§ **The exercise**:
Which lines hold the word "this"? Show each of them.

* begin Material *

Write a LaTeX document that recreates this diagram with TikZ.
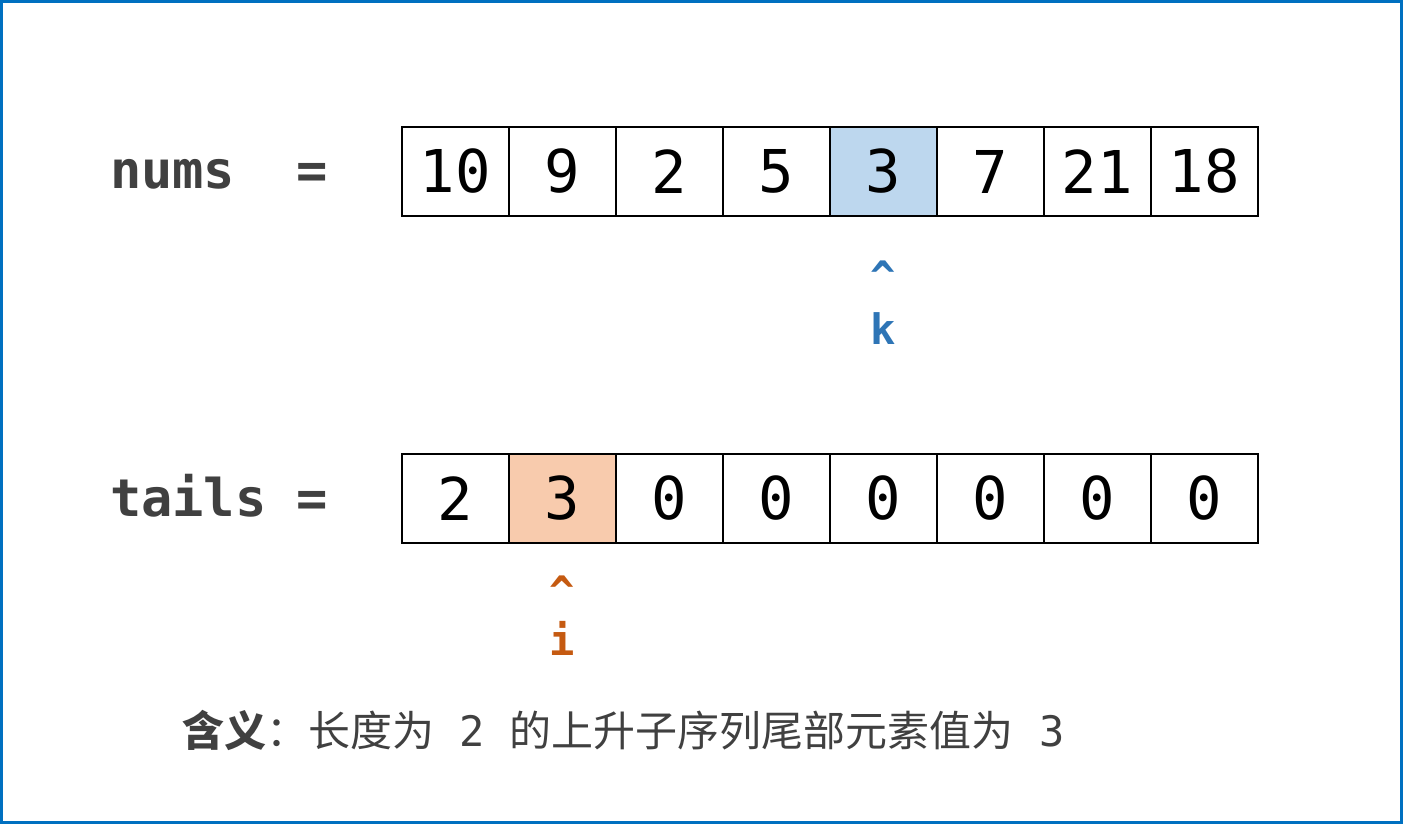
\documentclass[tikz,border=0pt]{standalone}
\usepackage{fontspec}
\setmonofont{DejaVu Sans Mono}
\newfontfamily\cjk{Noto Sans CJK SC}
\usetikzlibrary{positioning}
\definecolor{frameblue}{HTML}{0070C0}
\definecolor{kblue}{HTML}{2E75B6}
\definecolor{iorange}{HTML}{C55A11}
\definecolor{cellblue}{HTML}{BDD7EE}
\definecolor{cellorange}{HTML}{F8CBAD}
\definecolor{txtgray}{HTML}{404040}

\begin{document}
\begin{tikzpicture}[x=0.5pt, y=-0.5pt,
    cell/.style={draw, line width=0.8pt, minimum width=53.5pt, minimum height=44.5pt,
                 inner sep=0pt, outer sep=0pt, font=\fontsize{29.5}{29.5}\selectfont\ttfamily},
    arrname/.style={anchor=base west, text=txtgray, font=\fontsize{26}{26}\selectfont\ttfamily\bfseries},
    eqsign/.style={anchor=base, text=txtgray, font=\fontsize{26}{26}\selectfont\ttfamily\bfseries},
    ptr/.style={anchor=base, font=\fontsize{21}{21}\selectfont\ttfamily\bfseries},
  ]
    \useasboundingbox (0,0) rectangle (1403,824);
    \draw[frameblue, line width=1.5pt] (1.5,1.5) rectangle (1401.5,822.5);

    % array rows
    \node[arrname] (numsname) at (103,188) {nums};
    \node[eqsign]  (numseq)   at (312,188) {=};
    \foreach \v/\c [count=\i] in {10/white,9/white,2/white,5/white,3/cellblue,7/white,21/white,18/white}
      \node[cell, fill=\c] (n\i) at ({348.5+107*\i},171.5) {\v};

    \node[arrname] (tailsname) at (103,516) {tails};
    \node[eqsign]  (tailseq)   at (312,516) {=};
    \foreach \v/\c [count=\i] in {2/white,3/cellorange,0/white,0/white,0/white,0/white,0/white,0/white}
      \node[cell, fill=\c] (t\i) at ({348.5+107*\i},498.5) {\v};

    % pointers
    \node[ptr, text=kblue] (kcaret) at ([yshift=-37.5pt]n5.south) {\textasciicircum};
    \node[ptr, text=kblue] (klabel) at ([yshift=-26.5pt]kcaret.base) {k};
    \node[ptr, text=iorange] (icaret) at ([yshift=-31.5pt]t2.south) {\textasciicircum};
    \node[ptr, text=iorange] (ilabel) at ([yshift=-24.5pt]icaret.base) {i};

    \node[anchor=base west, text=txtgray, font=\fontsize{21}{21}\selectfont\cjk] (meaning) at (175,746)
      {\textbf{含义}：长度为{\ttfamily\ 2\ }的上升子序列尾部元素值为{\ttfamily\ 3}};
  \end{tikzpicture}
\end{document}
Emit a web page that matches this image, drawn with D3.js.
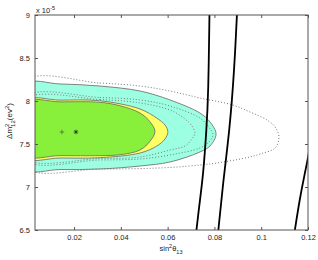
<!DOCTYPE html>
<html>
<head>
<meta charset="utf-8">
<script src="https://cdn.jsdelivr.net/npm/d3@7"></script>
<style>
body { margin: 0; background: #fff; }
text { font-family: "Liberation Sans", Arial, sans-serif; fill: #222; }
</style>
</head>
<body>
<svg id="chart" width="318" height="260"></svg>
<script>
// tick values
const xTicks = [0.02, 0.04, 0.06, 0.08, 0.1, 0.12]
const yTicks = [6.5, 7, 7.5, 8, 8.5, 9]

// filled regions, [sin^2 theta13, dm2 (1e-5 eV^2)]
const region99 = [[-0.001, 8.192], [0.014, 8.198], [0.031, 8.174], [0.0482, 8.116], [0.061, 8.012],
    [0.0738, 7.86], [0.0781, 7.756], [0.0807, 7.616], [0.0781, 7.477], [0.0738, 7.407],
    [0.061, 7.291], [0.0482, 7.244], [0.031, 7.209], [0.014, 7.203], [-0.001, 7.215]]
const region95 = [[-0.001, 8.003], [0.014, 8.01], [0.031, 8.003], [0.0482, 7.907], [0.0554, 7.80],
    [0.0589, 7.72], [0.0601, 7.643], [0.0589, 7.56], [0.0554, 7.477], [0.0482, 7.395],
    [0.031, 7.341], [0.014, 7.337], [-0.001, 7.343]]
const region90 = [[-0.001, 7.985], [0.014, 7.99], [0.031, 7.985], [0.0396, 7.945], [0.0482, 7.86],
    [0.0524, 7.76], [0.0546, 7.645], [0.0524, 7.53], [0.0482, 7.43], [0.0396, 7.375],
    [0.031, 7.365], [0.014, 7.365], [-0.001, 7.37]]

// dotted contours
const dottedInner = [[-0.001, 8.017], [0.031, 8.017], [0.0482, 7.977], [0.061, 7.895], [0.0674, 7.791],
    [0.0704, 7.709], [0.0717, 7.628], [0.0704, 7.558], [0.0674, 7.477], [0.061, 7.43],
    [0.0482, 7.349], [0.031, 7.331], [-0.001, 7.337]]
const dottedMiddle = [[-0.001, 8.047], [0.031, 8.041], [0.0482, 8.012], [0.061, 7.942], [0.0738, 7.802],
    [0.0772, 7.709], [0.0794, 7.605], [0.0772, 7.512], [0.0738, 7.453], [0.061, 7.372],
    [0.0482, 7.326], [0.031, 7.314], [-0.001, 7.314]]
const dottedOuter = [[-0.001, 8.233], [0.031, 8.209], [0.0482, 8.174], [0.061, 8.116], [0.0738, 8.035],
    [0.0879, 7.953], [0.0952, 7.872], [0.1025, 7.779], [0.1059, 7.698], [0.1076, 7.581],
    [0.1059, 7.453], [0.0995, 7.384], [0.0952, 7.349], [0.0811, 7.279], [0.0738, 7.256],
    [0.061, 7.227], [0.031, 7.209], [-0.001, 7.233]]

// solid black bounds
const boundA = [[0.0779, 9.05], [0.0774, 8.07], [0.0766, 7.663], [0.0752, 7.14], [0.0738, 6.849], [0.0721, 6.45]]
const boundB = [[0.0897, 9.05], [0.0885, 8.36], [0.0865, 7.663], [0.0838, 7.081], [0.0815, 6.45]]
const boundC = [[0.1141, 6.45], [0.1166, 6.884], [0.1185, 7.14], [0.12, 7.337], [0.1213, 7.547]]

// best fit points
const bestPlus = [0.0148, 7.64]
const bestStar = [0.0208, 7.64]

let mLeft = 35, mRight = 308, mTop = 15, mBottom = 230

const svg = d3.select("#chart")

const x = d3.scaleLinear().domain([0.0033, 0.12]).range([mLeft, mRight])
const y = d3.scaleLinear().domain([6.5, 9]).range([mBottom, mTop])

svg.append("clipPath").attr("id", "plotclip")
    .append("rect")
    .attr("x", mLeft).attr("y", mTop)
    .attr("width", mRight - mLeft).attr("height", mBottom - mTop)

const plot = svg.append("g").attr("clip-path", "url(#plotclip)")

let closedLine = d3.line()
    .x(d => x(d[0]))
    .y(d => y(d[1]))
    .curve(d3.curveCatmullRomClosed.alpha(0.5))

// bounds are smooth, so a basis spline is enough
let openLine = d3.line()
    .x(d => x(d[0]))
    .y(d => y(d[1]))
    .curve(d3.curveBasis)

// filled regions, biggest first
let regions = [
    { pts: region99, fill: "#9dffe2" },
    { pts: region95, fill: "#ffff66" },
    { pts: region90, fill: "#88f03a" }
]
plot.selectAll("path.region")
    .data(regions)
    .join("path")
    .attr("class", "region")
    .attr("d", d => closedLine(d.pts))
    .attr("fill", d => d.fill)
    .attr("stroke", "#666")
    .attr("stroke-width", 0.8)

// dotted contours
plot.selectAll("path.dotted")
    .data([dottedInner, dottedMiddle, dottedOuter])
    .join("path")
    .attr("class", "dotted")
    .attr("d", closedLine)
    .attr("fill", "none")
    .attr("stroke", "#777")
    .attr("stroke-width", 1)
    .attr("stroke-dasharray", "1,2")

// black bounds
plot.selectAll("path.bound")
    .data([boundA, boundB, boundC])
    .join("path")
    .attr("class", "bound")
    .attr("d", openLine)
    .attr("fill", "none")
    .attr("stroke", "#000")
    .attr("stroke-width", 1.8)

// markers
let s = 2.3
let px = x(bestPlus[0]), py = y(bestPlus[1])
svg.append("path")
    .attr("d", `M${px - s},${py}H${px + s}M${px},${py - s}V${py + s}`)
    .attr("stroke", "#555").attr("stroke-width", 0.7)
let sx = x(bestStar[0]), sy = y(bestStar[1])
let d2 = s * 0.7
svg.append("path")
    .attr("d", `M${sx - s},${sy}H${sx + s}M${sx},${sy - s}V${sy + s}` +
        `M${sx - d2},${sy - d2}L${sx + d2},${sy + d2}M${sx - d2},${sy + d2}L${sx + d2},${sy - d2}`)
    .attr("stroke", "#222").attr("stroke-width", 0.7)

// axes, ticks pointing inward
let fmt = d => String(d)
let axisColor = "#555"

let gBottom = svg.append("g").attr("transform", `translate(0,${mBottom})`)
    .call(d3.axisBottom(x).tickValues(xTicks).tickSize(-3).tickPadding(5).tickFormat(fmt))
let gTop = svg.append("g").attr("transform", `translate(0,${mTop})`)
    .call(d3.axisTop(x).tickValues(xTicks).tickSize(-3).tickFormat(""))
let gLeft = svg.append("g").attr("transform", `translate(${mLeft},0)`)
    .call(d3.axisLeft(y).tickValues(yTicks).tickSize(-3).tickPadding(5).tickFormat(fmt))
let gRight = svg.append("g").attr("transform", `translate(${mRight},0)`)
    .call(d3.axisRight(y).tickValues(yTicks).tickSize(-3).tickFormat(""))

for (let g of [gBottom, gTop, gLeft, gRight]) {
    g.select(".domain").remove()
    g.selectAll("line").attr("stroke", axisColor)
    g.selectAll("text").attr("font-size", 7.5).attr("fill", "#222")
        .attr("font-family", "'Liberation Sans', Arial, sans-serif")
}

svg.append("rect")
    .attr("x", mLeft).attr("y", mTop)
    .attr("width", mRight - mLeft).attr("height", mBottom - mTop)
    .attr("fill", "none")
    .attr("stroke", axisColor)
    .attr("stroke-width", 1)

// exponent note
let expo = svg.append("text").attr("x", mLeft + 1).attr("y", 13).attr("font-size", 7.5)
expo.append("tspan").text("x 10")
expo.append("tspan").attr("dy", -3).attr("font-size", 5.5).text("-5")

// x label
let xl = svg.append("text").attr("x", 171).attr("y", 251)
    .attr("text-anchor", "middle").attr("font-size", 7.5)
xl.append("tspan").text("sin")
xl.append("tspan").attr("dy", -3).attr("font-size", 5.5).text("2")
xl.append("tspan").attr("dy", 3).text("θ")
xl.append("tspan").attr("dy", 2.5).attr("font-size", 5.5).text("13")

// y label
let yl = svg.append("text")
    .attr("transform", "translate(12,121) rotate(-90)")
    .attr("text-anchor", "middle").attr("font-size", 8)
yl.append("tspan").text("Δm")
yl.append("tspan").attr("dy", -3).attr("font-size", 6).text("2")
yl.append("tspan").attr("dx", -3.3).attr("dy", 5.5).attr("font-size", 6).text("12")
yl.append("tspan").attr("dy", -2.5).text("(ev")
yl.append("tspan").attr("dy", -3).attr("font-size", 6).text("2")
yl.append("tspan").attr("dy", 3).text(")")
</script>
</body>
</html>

* end Material *

§ **Written response**:
Write a LaTeX document that recreates this diagram with TikZ.
Emit a web page that matches this image, drawn with D3.js.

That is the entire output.